The Cure: The Arbitrary Nature of Language in Pontypool
Only Canada can make words something terrifying, I’ll give them that – in a land known for politeness, Canada has to kill people via viral words. In Bruce McDonald’s 2008 film Pontypool, the real villain seems to be some strange virus that breaks down the entire mind/body bond in order to render the victims zombies, but it’s the way that the virus both spreads and is combatted that becomes unique. I’d be willing to wager that Pontypool makes a strong case for not only the arbitrary nature of language, but for the disconnect between word intention and actual meaning, marking a much grimmer psychological need for survival.
Backing up for a moment, let’s look at the nature of language. The need to make connections to other human beings – to communicate, to bond, to form societies – is necessary for survival, particularly in the evolution of pack animals. Even insects and animals that do not communicate via word do so via sound and signal: crickets and grasshoppers, bats, even fish using gill vibrations. The notion behind this is something called signaling theory: the idea that two parties agree upon a communication system that provides some sort of mutual benefit. In nature, this is most likely sexual, and heralds the ability to reproduce successfully, therefore continuing the species; in a more social setting, it’s taken on financial dimensions to provide greater profit and therefore socioeconomic fitness to survive a landscape that we change rather than evolve to fit. Either way, the construct touches upon the notion of arbitrary language: we make the words and associate tone and meaning to convey a need. It’s the meaning we assign to any given word that can vary based upon what we need it to be.
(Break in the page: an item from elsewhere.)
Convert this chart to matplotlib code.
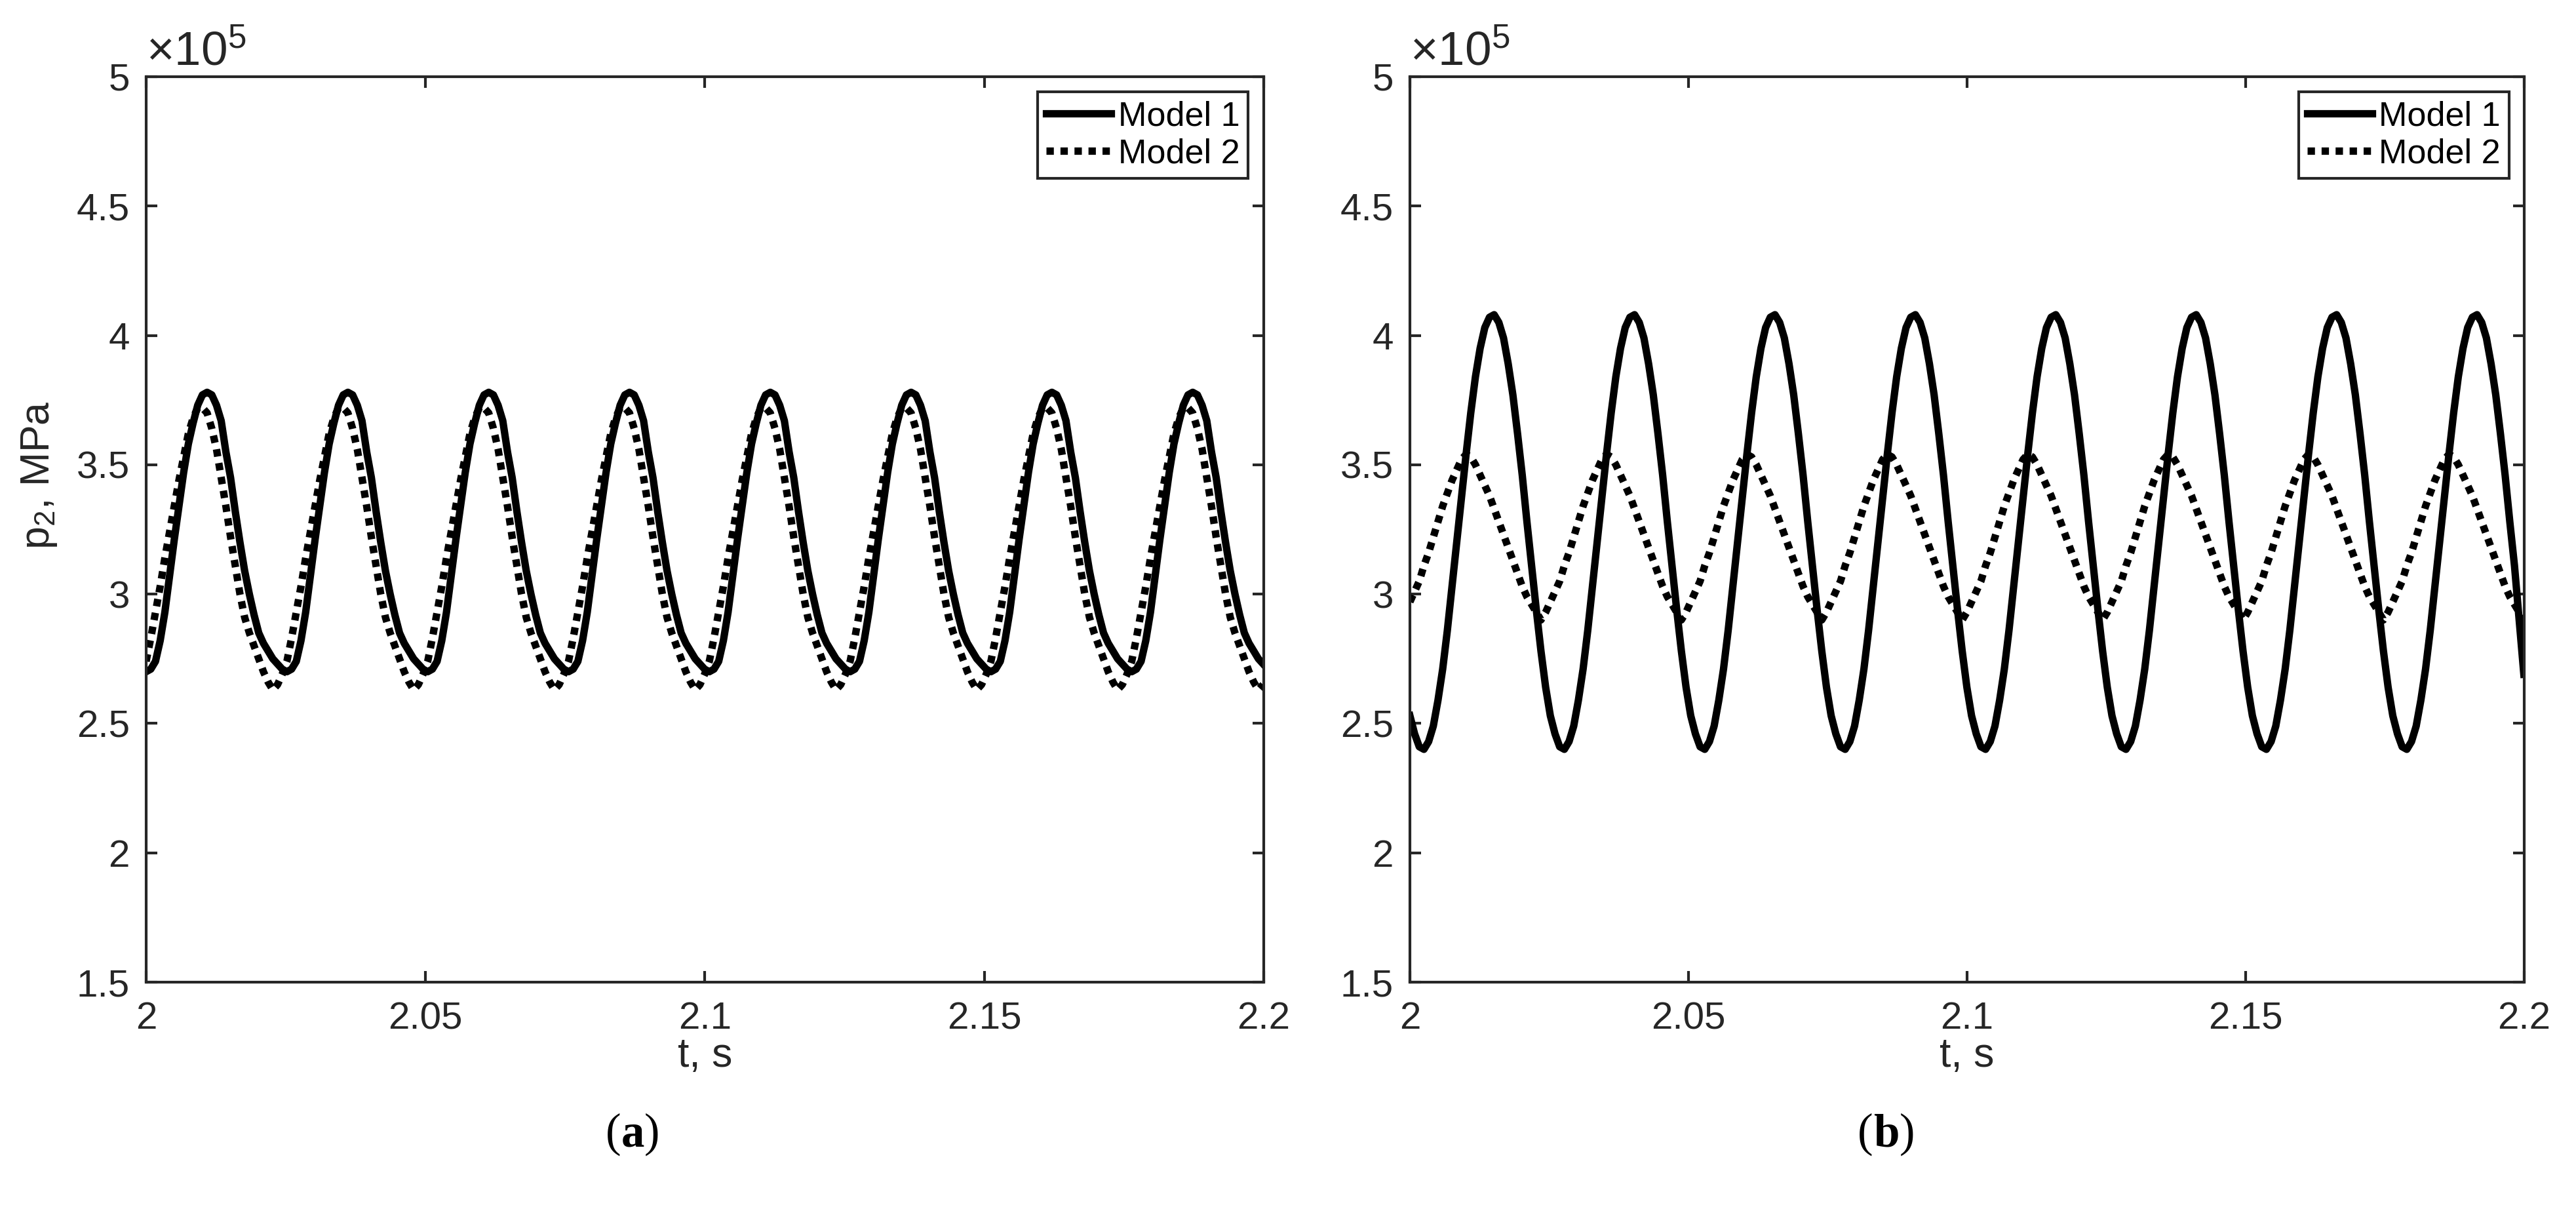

So, back to Pontypool. When we first meet our main characters, we learn that Grant Mazzy (Stephen McHattie) is a shock jock on thin ice with his radio station manager, Sydney Briar (Lisa Houle). Grant makes his living getting people riled up with his words. Things start to go south when reports of crazed individuals repeating nonsense words roll in, culminating in the infection of stationhand Laurel-Ann (Georgina Rilley). Explanation rolls in from Dr. Mendez (Hrant Alianak), a man familiar with the innerworkings of the virus: the virus picks only certain words, which can only impact certain people; the words must be passed on to someone else, or else the host of the virus will become so ill that it will die alone, vomiting up blood and gore. Mendez explains that in order to have a chance at survival, our pair must stay indoors and not use terms of endearment, rhetorical discourse, or any words in English that someone could understand and twist. In other words, shut yourself off and don’t communicate in a warm fashion that could signal intention to benefit mutually. This leaves our pair to do battle with feelings of hopelessness, the need for survival, and a craving for affection while retaining their humanity, realizing finally that they have to confuse each other by giving new meaning to words they know and recognize under traditional context. They get to make up their own meaning in order to confuse the rest of the masses and get out alive. It literally becomes Grant and Sydney in their own little world with their own language.
The implications of this message are both daunting and clever. Survival ceases to be something that requires a group of multiple people with different useful skills: all you need is one, which, in this case, turns out to be a mate. To stave off those that wish to harm them and make them like themselves – mindless cogs that wander around in search of a connection – the pair must then make its own language. Sydney and Grant have to stop being themselves and adopt a new identity: Johnny Dead-Eyes and Lisa the Killer. The names make them sound like gangsters, but in truth, they’re codes that keep them safe; in short, the pair is saved by creating their own world with their own inside jokes. This is an activity reserved for mutually exclusive couples: nicknames with meaning that only they know, a step on the pathway to sexual exclusivity and genetic continuation. And that’s where Pontypool becomes a stroke of genius: the whole thing winds up being a statement on the way that two people put their backs together and spout gibberish that no one else understands to survive.
It’s not so much a cure as it is a pattern of human evolution that incorporates the principles of communication: Sydney and Grant must forge ahead as a pair without the conventions of cutesy affection in their native language. If they’re going to survive, they have to confound those around them and live in their own world. They have to both isolate and merge, but only in selective circumstances. Pontypool therefore gives the viewer a distinct impression: the words we use only have meaning insofar as we allow them, and can change at any moment; in fact, your very survival may depend upon your ability to adapt and evolve.